As plataformas de marketplace assumiram papel de destaque nas relações de consumo na última década, sendo responsáveis por intermediar parcela significativa das vendas de bens mundialmente. A tendência é crescente a as projeções indicam que as vendas B2C cheguem a US$4,5 trilhões em 2021 no mundo. No Brasil, as vendas do e-commerce atingiram R$ 61,9 bilhões (US$11,3 bilhões) em 2019, praticamente quatro vezes maior do que no começo da década. O prognóstico também é de aumento diante da penetração da Internet no país e do aumento do número de consumidores do e-commerce, especialmente depois da pandemia do COVID-19.
O protagonismo das plataformas no comércio online tem gerado uma série de discussões ao redor do mundo sobre o papel desses agentes na coleta de tributos. A despeito de ainda não existir um consenso nas comunidades mundial ou brasileira, diversos Estados brasileiros tomaram iniciativas para atribuir responsabilidade tributária às plataformas de marketplace pelo ICMS devido pelo usuário da plataforma. Exemplos podem ser encontrados nas legislações dos Estados do Ceará, Bahia, Mato Grosso e, mais recentemente, do Rio de Janeiro, que ainda está pendente de regulamentação. De maneira geral, essas regras responsabilizam a plataforma pelo recolhimento do ICMS quando o vendedor deixar de emitir documento fiscal para acobertar a operação.
As justificativas para a edição dessas regras são, essencialmente, a facilitação do exercício de fiscalização pelos Estados (é mais fácil fiscalizar grandes plataformas do que pequenas e médias empresas), o combate à sonegação fiscal e a redução de concorrência desleal (promovida por vendedores que utilizam a plataforma para realizar vendas não tributadas). Muito embora essas justificativas se mostrem plausíveis e possam trazer benefícios sociais, é muito importante ponderar (i) os custos decorrentes da adoção dessas medidas para as plataformas, (ii) a aplicação indiscriminada da regra a modelos de negócios distintos, (iii) o eventual conflito entre regras editadas pelos diversos entes federativos e (iv) o instrumento normativo adequado para atribuição de responsabilidade.
Inicialmente, deve ser levada em consideração a capacidade econômica da plataforma para arcar com o ônus de coleta de informações sobre as operações intermediadas, parametrização de sistemas, emissão de notas fiscais e recolhimento de tributos, dentre outros. Muito embora, intuitivamente, se pense em grandes plataformas de marketplace, existem empresas de todos os portes e que podem incorrer em custos desproporcionais em vista dessa regra. Ainda, eventual aumento de custos da plataforma pode encarecer o preço dos seus serviços e impactar o mercado de e-commerce.

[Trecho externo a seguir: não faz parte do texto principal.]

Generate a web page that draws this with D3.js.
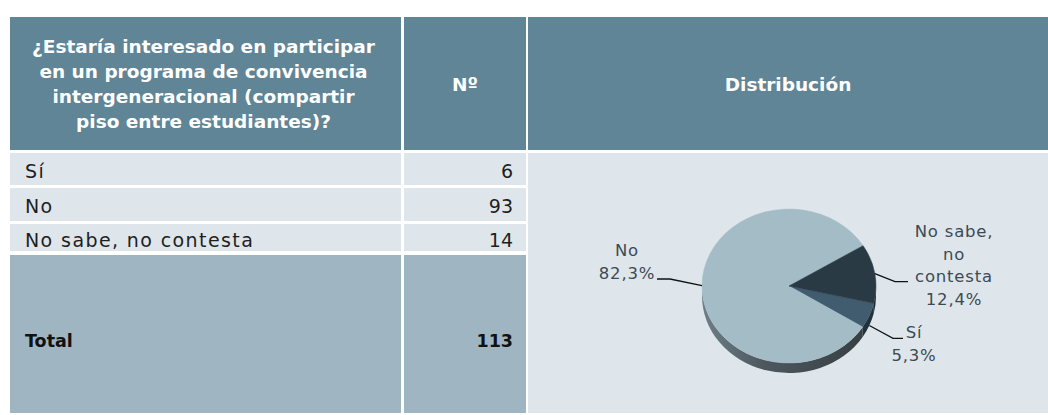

Quanto aos modelos de negócio, existe uma série de variações na atuação da plataforma e seu envolvimento efetivo com a operação de compra e venda concluída. Plataformas podem atuar tanto como simples vitrine para que comprador acesse determinado anúncio e seja redirecionado à página do vendedor para conclusão do negócio quanto acumular funções (como processamento de pagamento, entrega do produto, etc.). Atribuir responsabilidade tributária à plataforma a despeito do modelo praticado não parece razoável, seja porque a plataforma não tem condições de coletar as informações da operação necessárias ao recolhimento do imposto, seja porque em muitos casos ela sequer recebe o pagamento do usuário e, portanto, não tem caixa para fazer frente ao ICMS devido.
Ainda, importante observar que não há uniformidade entre as leis estaduais disciplinando o assunto e tampouco observância aos limites territoriais do Estado. A legislação obriga plataformas que sequer estão presentes no respectivo Estado a cumprir obrigações de cadastro naquele Estado e outras obrigações acessórias, gerando ônus operacional e de compliance. Isso sem contar os riscos atrelados a eventuais disputas federativas pela titularidade do ICMS em determinada operação.
Por fim e, mais importante, o instrumento para viabilizar a responsabilização das plataformas deve estar adequado às regras constitucionais tributárias. Nesse ponto, as leis estaduais editadas pecam pela inobservância à Constituição Federal, que atribui à lei complementar federal a competência para estabelecer normas gerais em matéria tributária, dentre as quais se inclui a responsabilidade. No cenário brasileiro, o Código Tributário Nacional assume o papel de estabelecer as normas gerais em matéria tributária e não autoriza a responsabilização das plataformas de marketplace nas condições apresentadas pelas leis estaduais.
Em suma, muito embora os Estados possam ver vantagens de aumento de arrecadação com a responsabilização das plataformas, ainda não há estudos sobre os resultados dessas medidas, especialmente considerando os impactos nocivos às plataformas e aos players que dela dependem. Ainda e, independentemente do resultado obtido, a implementação dessa regra depende do instrumento normativo adequado, que no caso é a lei complementar federal.